The feeling is almost like being on a small airplane at takeoff because there is hardly any shift shock from the six-speed automatic gearbox. The 6 just gives and gives and gives, and it will probably keep on giving until it nears its top speed. At some point, I started wondering if Mazda had simply lied about its single-turbo magic and hidden another snail in the depths of the engine. The car will not violently push you back into your seat, but it gives you confidence when overtaking trailer trucks on provincial highways.
And by the way, I did everything here without knowing that there was a Sport mode.
The Mazda 6 is a midsize sedan that will suppress your need to be chauffeured around. This is a car that you need to experience more behind the wheel. The suspension is stiff enough to make cornering quite engaging. Body roll is pleasantly minimal despite the weight. Of course, the 6 doesn’t like diving into corners aggressively. But learn to give it time to respond by easing into turns, and it will reward you with good road manners.
But if you need to be driven around, the cabin is a nice place to be in. Having ridden pretty much every vehicle in Mazda’s lineup (and having owned a first-gen Mazda 3), I have high expectations when it comes to the interior. I like the fact that this particular vehicle has chestnut-brown leather. Normally, I don’t like upholstery colored in anything other than black or gray, but the brown works here. It’s different, and the shade that Mazda opted to use is actually pleasing to the eyes.
The dashboard has elements from previous-generation Mazda cars (I’ll explain later), so it isn’t a minimalist affair like in the CX-30. But on this occasion, I prefer the big buttons. I have fat fingers (because, well, I’m fat), so tiny toggle switches don’t always work for me.
However, there is one sore spot in an otherwise inviting cabin: the infotainment screen. It is a touchscreen, yes.

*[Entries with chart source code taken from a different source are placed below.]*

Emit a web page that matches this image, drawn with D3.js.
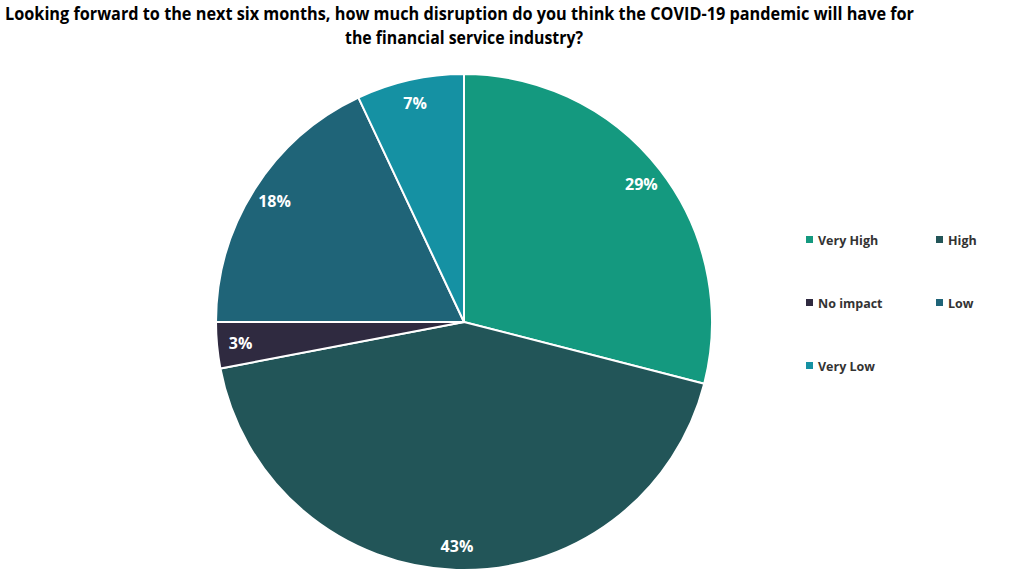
<!DOCTYPE html>
<html><head><meta charset="utf-8">
<script src="https://cdn.jsdelivr.net/npm/d3@7"></script>
<style>body{margin:0;background:#fff}svg{display:block}</style>
</head><body>
<svg id="c" width="1024" height="576"></svg>
<script>
const categories = ["Very High","High","No impact","Low","Very Low"];
const values = [29,43,3,18,7];
const colors = ["#14997F","#225558","#2F2A40","#1F6478","#1591A3"];
const titleLines = ["Looking forward to the next six months, how much disruption do you think the COVID-19 pandemic will have for","the financial service industry?"];

const svg = d3.select("#c");
const font = "Open Sans, Lato, sans-serif";
// title
const tl = [{x:5,w:909,y:20},{x:345,w:238,y:44}];
titleLines.forEach((t,i)=>{
  svg.append("text").attr("x",tl[i].x).attr("y",tl[i].y)
    .attr("textLength",tl[i].w).attr("lengthAdjust","spacingAndGlyphs")
    .attr("font-family",font).attr("font-weight","bold").attr("font-size",17)
    .attr("fill","#000").text(t);
});
const cx=464, cy=322, R=248;
const pie = d3.pie().sort(null).value(d=>d)(values);
const arc = d3.arc().innerRadius(0).outerRadius(R);
const labelArc = d3.arc().innerRadius(R*0.905).outerRadius(R*0.905);
const g = svg.append("g").attr("transform",`translate(${cx},${cy})`);
g.selectAll("path").data(pie).join("path").attr("d",arc)
  .attr("fill",(d,i)=>colors[i]).attr("stroke","#fff").attr("stroke-width",2);
g.selectAll("text").data(pie).join("text")
  .attr("transform",d=>`translate(${labelArc.centroid(d)})`)
  .attr("text-anchor","middle").attr("dy","0.35em")
  .attr("font-family",font).attr("font-weight","bold").attr("font-size",16)
  .attr("fill","#fff").text(d=>d.data+"%");
// legend
const lx=[806,936], ly=[240,303,366];
categories.forEach((c,i)=>{
  const x=lx[i%2], y=ly[Math.floor(i/2)];
  svg.append("rect").attr("x",x).attr("y",y-4).attr("width",7).attr("height",7).attr("fill",colors[i]);
  svg.append("text").attr("x",x+12).attr("y",y+4.5).attr("font-family",font)
    .attr("font-weight","bold").attr("font-size",12.5).attr("fill","#333").text(c);
});
</script>
</body></html>
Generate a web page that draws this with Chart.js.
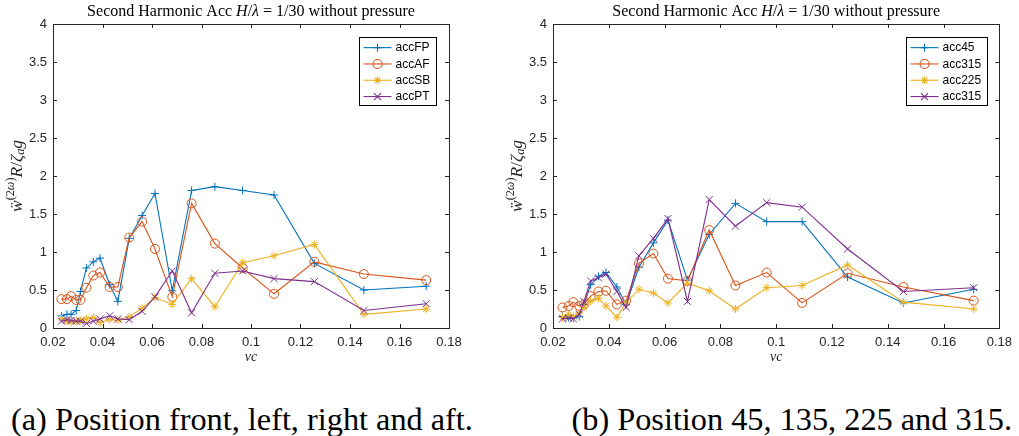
<!DOCTYPE html>
<html>
<head>
<meta charset="utf-8">
<script src="https://cdn.jsdelivr.net/npm/chart.js@4/dist/chart.umd.min.js"></script>
<style>
  body { margin: 0; background: #fff; width: 1019px; height: 436px; position: relative; overflow: hidden; }
  canvas { position: absolute; top: 0; }
  #chartA { left: 0; }
  #chartB { left: 500px; }
  .cap { position: absolute; top: 403px; font-family: 'Liberation Serif', 'DejaVu Serif', 'Times New Roman', serif;
         color: #000; white-space: nowrap; line-height: 1; font-size: 100px; }
</style>
</head>
<body>
<canvas id="chartA" width="500" height="370"></canvas>
<canvas id="chartB" width="519" height="370"></canvas>
<span class="cap" id="capA" style="left:11px">(a) Position front, left, right and aft.</span>
<span class="cap" id="capB" style="right:7px">(b) Position 45, 135, 225 and 315.</span>
<script>
// frequency axis (shared by all series)
const nuC = [0.0234, 0.0256, 0.0273, 0.0294, 0.0311, 0.0335, 0.0363, 0.039, 0.0429, 0.0462, 0.0508,
             0.056, 0.0612, 0.0682, 0.076, 0.0854, 0.0966, 0.1093, 0.1256, 0.1456, 0.1708];

// front / aft / starboard / port
const accFP = [0.16, 0.18, 0.18, 0.23, 0.48, 0.79, 0.87, 0.92, 0.57, 0.35, 1.18, 1.48, 1.77, 0.49, 1.81, 1.86, 1.81, 1.75, 0.85, 0.50, 0.55];
const accAF = [0.38, 0.38, 0.42, 0.37, 0.37, 0.53, 0.69, 0.73, 0.54, 0.54, 1.19, 1.40, 1.04, 0.41, 1.64, 1.11, 0.79, 0.45, 0.87, 0.71, 0.63];
const accSB = [0.12, 0.09, 0.08, 0.09, 0.10, 0.12, 0.14, 0.07, 0.11, 0.10, 0.15, 0.26, 0.40, 0.31, 0.65, 0.28, 0.86, 0.95, 1.10, 0.18, 0.25];
const accPT = [0.09, 0.11, 0.10, 0.09, 0.09, 0.06, 0.09, 0.12, 0.16, 0.12, 0.11, 0.22, 0.41, 0.75, 0.20, 0.72, 0.75, 0.65, 0.61, 0.23, 0.32];

// diagonal positions
const acc45   = [0.15, 0.14, 0.13, 0.15, 0.31, 0.57, 0.68, 0.73, 0.54, 0.31, 0.80, 1.12, 1.42, 0.63, 1.23, 1.64, 1.40, 1.40, 0.67, 0.33, 0.51];
const acc135  = [0.27, 0.29, 0.34, 0.29, 0.31, 0.42, 0.48, 0.49, 0.31, 0.36, 0.85, 0.98, 0.65, 0.62, 1.29, 0.56, 0.73, 0.33, 0.72, 0.54, 0.36];
const acc225  = [0.14, 0.18, 0.15, 0.20, 0.27, 0.35, 0.39, 0.29, 0.14, 0.33, 0.51, 0.46, 0.33, 0.59, 0.49, 0.25, 0.53, 0.56, 0.83, 0.34, 0.25];
const acc315  = [0.12, 0.13, 0.12, 0.18, 0.35, 0.62, 0.66, 0.71, 0.48, 0.27, 0.95, 1.18, 1.44, 0.35, 1.69, 1.34, 1.65, 1.59, 1.04, 0.48, 0.53];

const namesA = ['accFP', 'accAF', 'accSB', 'accPT'];
const namesB = ['acc45', 'acc315', 'acc225', 'acc315'];

const xTickLabels = ['0.02', '0.04', '0.06', '0.08', '0.1', '0.12', '0.14', '0.16', '0.18'];
const yTickLabels = ['0', '0.5', '1', '1.5', '2', '2.5', '3', '3.5', '4'];

const lineColors = ['#0072BD', '#D95319', '#EDB120', '#7E2F8E'];
const markers = [
  { pointStyle: 'cross', radius: 4 },
  { pointStyle: 'circle', radius: 4.5 },
  { pointStyle: 'star', radius: 4 },
  { pointStyle: 'crossRot', radius: 5 }
];

const AX = '#262626';
const SERIF = "'Liberation Serif', 'DejaVu Serif', serif";
const SANS = "'Liberation Sans', Arial, sans-serif";

// draw a run of [text, italic, scale, dy] pieces starting at x (left aligned)
function drawPieces(ctx, pieces, size, x, y) {
  pieces.forEach(([t, it, sc, dy]) => {
    ctx.font = (it ? 'italic ' : '') + (size * sc).toFixed(2) + 'px ' + SERIF;
    ctx.fillText(t, x, y + dy * size);
    x += ctx.measureText(t).width;
  });
}
function piecesWidth(ctx, pieces, size) {
  let w = 0;
  pieces.forEach(([t, it, sc]) => {
    ctx.font = (it ? 'italic ' : '') + (size * sc).toFixed(2) + 'px ' + SERIF;
    w += ctx.measureText(t).width;
  });
  return w;
}

const titlePieces = [
  ['Second Harmonic Acc ', false, 1, 0], ['H', true, 1, 0], ['/', false, 1, 0],
  ['λ', true, 1, 0], [' = 1/30 without pressure', false, 1, 0]
];
const yLabelPieces = [
  ['ẅ', true, 1, 0], ['(2', false, 0.7, -0.38], ['ω', true, 0.7, -0.38], [')', false, 0.7, -0.38],
  ['R', true, 1, 0], ['/', false, 1, 0], ['ζ', true, 1, 0], ['a', true, 0.7, 0.2], ['g', true, 1, 0]
];

const matlabAxes = {
  id: 'matlabAxes',
  afterDraw(chart) {
    const ctx = chart.ctx, ca = chart.chartArea;
    const xs = chart.scales.x, ys = chart.scales.y;
    ctx.save();
    ctx.strokeStyle = AX;
    ctx.lineWidth = 1;
    // frame
    ctx.strokeRect(Math.round(ca.left) + 0.5, Math.round(ca.top) + 0.5,
                   Math.round(ca.right - ca.left), Math.round(ca.bottom - ca.top));
    // inward ticks on all four sides
    const tl = 4;
    ctx.beginPath();
    xs.ticks.forEach(t => {
      const px = Math.round(xs.getPixelForValue(t.value)) + 0.5;
      ctx.moveTo(px, ca.bottom); ctx.lineTo(px, ca.bottom - tl);
      ctx.moveTo(px, ca.top); ctx.lineTo(px, ca.top + tl);
    });
    ys.ticks.forEach(t => {
      const py = Math.round(ys.getPixelForValue(t.value)) + 0.5;
      ctx.moveTo(ca.left, py); ctx.lineTo(ca.left + tl, py);
      ctx.moveTo(ca.right, py); ctx.lineTo(ca.right - tl, py);
    });
    ctx.stroke();

    // title
    ctx.fillStyle = '#000';
    ctx.textBaseline = 'middle';
    ctx.textAlign = 'left';
    const tSize = 100 * 328 / piecesWidth(ctx, titlePieces, 100);
    const cx = (ca.left + ca.right) / 2;
    drawPieces(ctx, titlePieces, tSize, cx - piecesWidth(ctx, titlePieces, tSize) / 2, 12);

    // x label
    ctx.fillStyle = AX;
    ctx.font = 'italic 14px ' + SERIF;
    ctx.textAlign = 'center';
    ctx.fillText('νc', cx, 357);

    // y label, rotated
    ctx.save();
    ctx.translate(ca.left - 36, (ca.top + ca.bottom) / 2);
    ctx.rotate(-Math.PI / 2);
    ctx.textAlign = 'left';
    const ySize = 100 * 72 / piecesWidth(ctx, yLabelPieces, 100);
    drawPieces(ctx, yLabelPieces, ySize, -piecesWidth(ctx, yLabelPieces, ySize) / 2, 0);
    ctx.restore();

    // legend box in the top-right corner
    const sets = chart.data.datasets;
    ctx.font = '12px ' + SANS;
    const textW = Math.max(...sets.map(d => ctx.measureText(d.label).width));
    const rowH = 16.3, lineLen = 28;
    const boxW = 4 + lineLen + 4 + textW + 6;
    const boxH = sets.length * rowH + 3;
    const bx = Math.round(ca.right - 13 - boxW) + 0.5, by = Math.round(ca.top + 13) + 0.5;
    ctx.fillStyle = '#fff';
    ctx.fillRect(bx, by, boxW, boxH);
    ctx.strokeStyle = '#000';
    ctx.strokeRect(bx, by, Math.round(boxW), Math.round(boxH));
    sets.forEach((d, i) => {
      const yy = by + 2 + rowH * (i + 0.5);
      ctx.strokeStyle = d.borderColor;
      ctx.lineWidth = 1.1;
      ctx.beginPath();
      ctx.moveTo(bx + 4, yy); ctx.lineTo(bx + 4 + lineLen, yy);
      ctx.stroke();
      ctx.fillStyle = 'rgba(0,0,0,0)';
      Chart.helpers.drawPoint(ctx, { pointStyle: d.pointStyle, radius: d.pointRadius, borderWidth: 1, rotation: 0 },
                              bx + 4 + lineLen / 2, yy);
      ctx.fillStyle = '#000';
      ctx.textAlign = 'left';
      ctx.textBaseline = 'middle';
      ctx.fillText(d.label, bx + 8 + lineLen, yy + 0.5);
    });
    ctx.restore();
  }
};

function makeChart(id, names, series, padRight) {
  const datasets = series.map((vals, i) => ({
    label: names[i],
    data: nuC.map((x, k) => ({ x: x, y: vals[k] })),
    borderColor: lineColors[i],
    backgroundColor: 'rgba(0,0,0,0)',
    pointBackgroundColor: 'rgba(0,0,0,0)',
    pointBorderColor: lineColors[i],
    borderWidth: 1.1,
    pointBorderWidth: 1,
    pointStyle: markers[i].pointStyle,
    pointRadius: markers[i].radius,
    tension: 0,
    order: series.length - i
  }));
  return new Chart(document.getElementById(id), {
    type: 'line',
    data: { datasets },
    options: {
      responsive: false,
      animation: false,
      devicePixelRatio: 1,
      events: [],
      layout: { padding: { top: 24, right: padRight, bottom: 0, left: 0 } },
      plugins: { legend: { display: false }, title: { display: false }, tooltip: { enabled: false } },
      scales: {
        x: {
          type: 'linear', min: 0.02, max: 0.18,
          grid: { display: false, drawTicks: false }, border: { display: false },
          ticks: { stepSize: 0.02, padding: 7, color: AX, font: { family: SANS, size: 13 },
                   maxRotation: 0, callback: (v, i) => xTickLabels[i] },
          afterFit: s => { s.height = 42; }
        },
        y: {
          min: 0, max: 4,
          grid: { display: false, drawTicks: false }, border: { display: false },
          ticks: { stepSize: 0.5, padding: 6, color: AX, font: { family: SANS, size: 13 },
                   callback: (v, i) => yTickLabels[i] },
          afterFit: s => { s.width = 53; }
        }
      }
    },
    plugins: [matlabAxes]
  });
}

makeChart('chartA', namesA, [accFP, accAF, accSB, accPT], 51);
makeChart('chartB', namesB, [acc45, acc135, acc225, acc315], 15);

// captions: size the serif text to its column width, measured as rendered
(function () {
  const capA = document.getElementById('capA');
  const w = capA.getBoundingClientRect().width;
  const size = 100 * 462 / w;
  document.querySelectorAll('.cap').forEach(el => { el.style.fontSize = size.toFixed(2) + 'px'; });
})();
</script>
</body>
</html>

But that’s until you start moving. While you’ll eventually get used to the rotary controller located below the gear selector, it just makes so much more sense to give users the option to tap the screen at any time. It’s frustrating to be robbed of the convenience of a touchscreen especially when cycling through the menus (the touchscreen functionality is turned off once the car is on the move). Good thing my Spotify jazz playlist sounded so good with the 11-speaker Bose audio system, which soothed my frayed nerves.
And that brings me to the Mazda 6’s true age. I fully agree that the Kodo treatment does give it some modern zing, and the Soul Red Crystal paint job really pops under the sun. But the platform itself is almost 10 years old. Don’t get me wrong: The car is fabulous both in looks and in the driving experience. And those who don’t know their cars might think that the design is just two to three years young (props to Mazda for the youthful refresh). But for clients who do know their stuff and are willing to pay over P2,000,000 for a car, the 6 might be a hard sell.
The turbocharged Mazda 6 sedan costs a pretty penny at P2,250,000. And it is fighting newer rivals from Japan like the Honda Accord and the Toyota Camry. The competition might even extend to European cars such as the BMW 3-Series and the Mercedes-Benz C-Class. And one would probably go for none of these and opt for a diesel SUV instead. But if my heart were the one calling the shots, I’d pick the 6.
MAZDA 6 SKYACTIV-G TURBO SEDAN
|2.5-liter four-cylinder turbo gasoline
|228hp @ 5,000rpm
|420Nm @ 2,000rpm
|4,870mm x 1,840mm x 1,450mm
|P2,250,000 (P2,272,400 for Soul Red Crystal)
|You won’t forget the way the engine pulls and how the car handles.
|Buyers might want to spend on something with newer underpinnings.